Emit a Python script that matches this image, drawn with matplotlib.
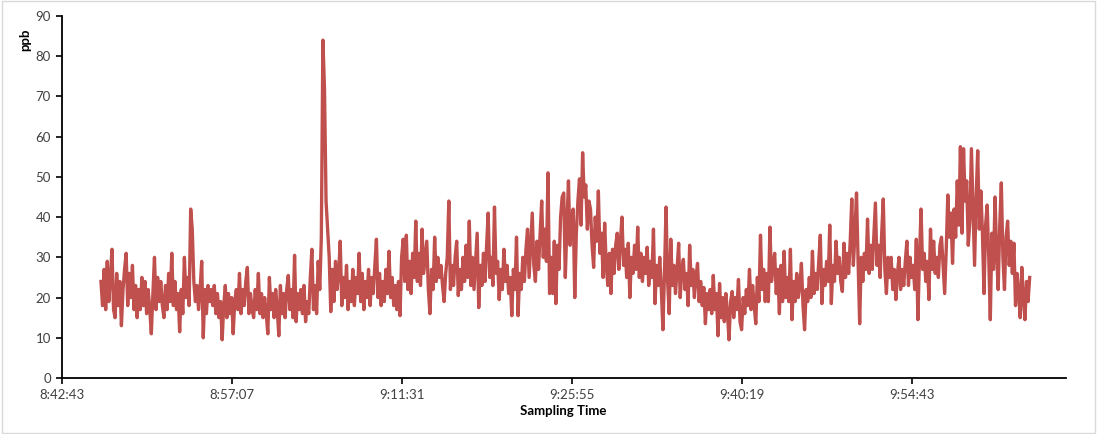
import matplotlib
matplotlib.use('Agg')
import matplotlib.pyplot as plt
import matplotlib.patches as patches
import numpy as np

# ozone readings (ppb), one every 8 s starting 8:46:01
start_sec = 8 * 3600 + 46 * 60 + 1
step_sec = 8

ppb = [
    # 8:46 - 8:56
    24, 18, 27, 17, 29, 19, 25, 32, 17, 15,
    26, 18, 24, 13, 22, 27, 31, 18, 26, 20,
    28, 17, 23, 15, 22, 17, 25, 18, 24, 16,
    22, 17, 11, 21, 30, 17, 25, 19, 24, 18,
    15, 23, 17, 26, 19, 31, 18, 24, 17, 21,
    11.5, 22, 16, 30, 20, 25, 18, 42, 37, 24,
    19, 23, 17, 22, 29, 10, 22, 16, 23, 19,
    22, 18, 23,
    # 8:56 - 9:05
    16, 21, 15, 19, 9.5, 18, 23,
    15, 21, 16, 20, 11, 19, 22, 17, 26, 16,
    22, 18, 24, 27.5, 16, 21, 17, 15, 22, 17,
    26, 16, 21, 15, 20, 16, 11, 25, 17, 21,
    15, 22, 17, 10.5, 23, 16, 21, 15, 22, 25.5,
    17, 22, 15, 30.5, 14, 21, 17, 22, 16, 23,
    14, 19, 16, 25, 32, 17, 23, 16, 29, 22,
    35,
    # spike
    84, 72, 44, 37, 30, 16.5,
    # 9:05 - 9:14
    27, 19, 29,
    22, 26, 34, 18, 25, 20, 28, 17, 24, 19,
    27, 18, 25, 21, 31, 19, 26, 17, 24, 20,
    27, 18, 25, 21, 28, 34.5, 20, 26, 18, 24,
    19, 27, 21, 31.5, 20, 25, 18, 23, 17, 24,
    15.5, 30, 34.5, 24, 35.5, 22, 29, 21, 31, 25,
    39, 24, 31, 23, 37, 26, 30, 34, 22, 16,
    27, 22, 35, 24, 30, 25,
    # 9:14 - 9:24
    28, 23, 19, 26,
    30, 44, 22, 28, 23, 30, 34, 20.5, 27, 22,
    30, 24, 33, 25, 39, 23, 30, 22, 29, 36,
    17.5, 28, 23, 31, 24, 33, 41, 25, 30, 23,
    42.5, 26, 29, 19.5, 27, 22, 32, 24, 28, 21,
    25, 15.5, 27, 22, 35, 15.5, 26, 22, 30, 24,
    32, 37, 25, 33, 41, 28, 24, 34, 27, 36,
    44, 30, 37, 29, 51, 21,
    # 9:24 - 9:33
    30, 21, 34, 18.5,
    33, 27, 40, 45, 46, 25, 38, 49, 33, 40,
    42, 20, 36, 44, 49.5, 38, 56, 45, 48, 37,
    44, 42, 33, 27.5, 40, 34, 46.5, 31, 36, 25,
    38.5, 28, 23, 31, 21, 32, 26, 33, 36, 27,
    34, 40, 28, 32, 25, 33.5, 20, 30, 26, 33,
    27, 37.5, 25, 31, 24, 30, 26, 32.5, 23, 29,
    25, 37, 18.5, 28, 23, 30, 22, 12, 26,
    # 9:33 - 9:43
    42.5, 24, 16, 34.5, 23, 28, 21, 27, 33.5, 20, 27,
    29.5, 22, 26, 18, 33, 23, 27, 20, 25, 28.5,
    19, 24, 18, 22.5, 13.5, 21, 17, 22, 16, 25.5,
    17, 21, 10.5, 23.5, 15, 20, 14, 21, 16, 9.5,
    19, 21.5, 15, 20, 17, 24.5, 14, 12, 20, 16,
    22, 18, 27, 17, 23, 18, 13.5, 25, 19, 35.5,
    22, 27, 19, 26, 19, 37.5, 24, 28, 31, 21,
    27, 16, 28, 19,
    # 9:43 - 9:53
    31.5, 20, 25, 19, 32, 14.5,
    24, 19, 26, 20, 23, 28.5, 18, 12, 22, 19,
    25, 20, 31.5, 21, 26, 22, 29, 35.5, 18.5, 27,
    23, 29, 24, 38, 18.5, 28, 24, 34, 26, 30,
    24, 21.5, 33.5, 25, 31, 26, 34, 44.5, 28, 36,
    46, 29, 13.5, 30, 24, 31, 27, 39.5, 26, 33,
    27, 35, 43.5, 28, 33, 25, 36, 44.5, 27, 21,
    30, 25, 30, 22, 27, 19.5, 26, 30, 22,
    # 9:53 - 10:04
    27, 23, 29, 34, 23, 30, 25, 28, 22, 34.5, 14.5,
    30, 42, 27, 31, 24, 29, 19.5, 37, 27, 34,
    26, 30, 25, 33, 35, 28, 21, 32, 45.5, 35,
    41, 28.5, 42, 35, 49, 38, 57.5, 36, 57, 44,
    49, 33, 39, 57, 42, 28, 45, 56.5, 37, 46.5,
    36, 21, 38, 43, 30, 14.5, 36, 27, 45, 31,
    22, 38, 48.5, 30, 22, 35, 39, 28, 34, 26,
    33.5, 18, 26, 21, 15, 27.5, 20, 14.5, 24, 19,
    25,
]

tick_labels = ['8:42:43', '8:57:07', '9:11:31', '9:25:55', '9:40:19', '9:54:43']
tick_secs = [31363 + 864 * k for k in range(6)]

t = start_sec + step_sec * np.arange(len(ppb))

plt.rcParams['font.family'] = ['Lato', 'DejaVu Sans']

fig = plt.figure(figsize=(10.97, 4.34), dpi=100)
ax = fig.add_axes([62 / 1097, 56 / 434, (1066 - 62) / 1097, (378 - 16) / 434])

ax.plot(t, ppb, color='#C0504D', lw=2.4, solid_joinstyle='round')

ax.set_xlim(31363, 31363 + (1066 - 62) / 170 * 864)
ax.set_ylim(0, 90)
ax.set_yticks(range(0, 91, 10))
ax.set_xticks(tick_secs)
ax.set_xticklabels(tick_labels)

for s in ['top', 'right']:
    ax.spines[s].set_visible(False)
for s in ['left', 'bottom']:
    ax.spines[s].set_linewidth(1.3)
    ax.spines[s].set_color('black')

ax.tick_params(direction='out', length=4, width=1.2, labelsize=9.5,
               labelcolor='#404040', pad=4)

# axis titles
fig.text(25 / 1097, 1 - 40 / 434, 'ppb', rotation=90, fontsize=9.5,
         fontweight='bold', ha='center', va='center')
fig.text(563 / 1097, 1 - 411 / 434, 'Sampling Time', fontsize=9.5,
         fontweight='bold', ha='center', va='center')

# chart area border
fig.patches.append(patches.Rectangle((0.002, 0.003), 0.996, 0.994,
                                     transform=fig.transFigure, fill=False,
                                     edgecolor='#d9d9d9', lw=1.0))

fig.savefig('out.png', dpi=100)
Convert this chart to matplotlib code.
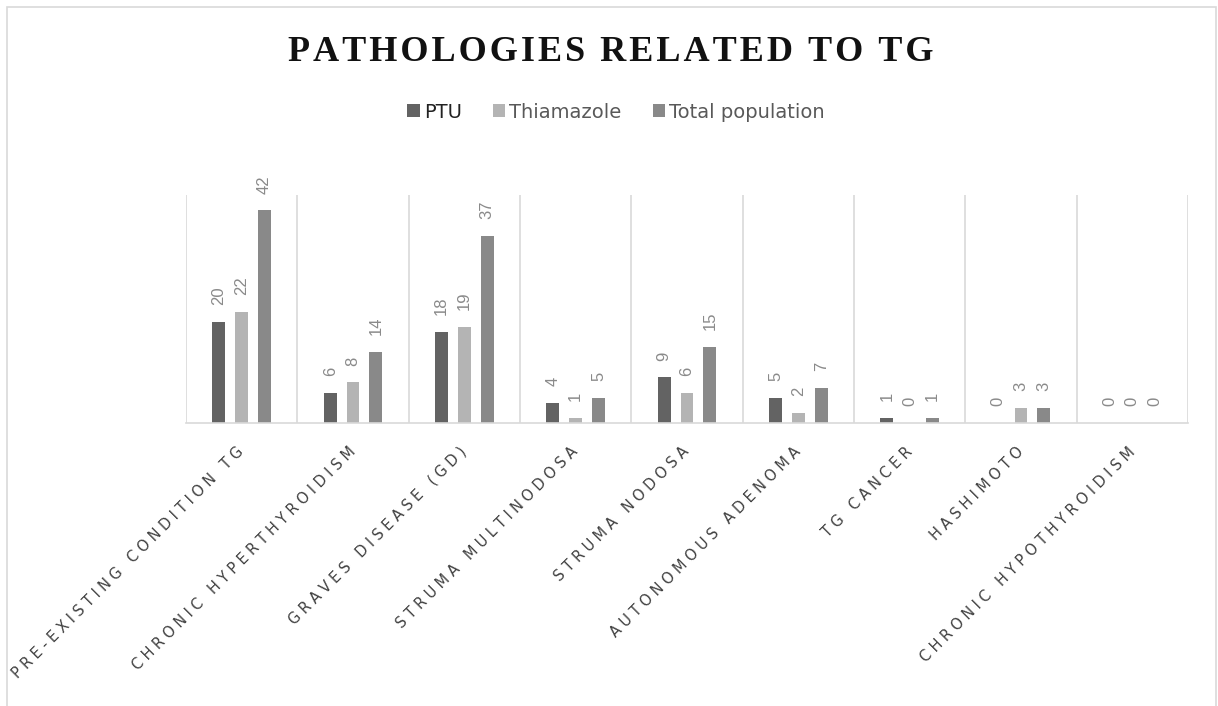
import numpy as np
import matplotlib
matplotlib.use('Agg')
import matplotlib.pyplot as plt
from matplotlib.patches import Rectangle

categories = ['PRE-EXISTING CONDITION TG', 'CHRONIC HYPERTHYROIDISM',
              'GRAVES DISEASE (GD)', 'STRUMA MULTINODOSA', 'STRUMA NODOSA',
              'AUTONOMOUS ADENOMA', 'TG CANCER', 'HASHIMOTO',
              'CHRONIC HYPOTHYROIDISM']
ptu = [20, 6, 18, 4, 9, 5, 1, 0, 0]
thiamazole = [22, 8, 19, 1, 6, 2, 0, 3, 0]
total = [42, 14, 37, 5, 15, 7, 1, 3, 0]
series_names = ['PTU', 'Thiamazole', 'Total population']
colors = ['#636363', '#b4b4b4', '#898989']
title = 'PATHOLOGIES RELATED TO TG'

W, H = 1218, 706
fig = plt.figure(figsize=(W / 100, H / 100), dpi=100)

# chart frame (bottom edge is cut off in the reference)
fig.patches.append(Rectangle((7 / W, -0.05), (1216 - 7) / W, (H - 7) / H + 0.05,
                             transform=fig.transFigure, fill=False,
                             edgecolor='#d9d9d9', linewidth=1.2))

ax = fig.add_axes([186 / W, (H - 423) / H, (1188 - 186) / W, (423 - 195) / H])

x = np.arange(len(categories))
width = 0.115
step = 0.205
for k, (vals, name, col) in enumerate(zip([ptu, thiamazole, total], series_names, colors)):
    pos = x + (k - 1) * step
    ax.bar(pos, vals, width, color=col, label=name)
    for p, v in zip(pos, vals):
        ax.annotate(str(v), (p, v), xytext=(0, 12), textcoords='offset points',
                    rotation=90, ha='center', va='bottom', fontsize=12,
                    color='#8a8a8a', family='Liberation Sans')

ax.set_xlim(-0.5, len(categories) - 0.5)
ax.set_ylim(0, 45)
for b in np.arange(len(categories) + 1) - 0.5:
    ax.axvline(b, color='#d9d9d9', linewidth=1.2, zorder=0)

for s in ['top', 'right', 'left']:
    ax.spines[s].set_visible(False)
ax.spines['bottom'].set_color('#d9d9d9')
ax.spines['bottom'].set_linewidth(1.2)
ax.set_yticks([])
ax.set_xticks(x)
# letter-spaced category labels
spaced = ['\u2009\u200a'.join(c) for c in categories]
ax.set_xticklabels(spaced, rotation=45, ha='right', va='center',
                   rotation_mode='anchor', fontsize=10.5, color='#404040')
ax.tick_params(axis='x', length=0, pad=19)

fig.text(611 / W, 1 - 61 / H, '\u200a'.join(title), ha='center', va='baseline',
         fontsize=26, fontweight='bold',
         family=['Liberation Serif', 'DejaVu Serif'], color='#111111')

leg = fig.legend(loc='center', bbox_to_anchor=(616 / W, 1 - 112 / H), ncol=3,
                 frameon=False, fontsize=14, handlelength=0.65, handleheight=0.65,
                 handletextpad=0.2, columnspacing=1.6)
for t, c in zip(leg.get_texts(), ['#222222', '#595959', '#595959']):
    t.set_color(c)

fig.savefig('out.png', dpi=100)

****************

BRIEF: Give back exactly the lines from the one containing "Convert this chart to matplotlib code." to the one containing "from matplotlib.patches import Rectangle", both included, and no pictures.

SOLUTION TO THIS TASK:
Convert this chart to matplotlib code.
import numpy as np
import matplotlib
matplotlib.use('Agg')
import matplotlib.pyplot as plt
from matplotlib.patches import Rectangle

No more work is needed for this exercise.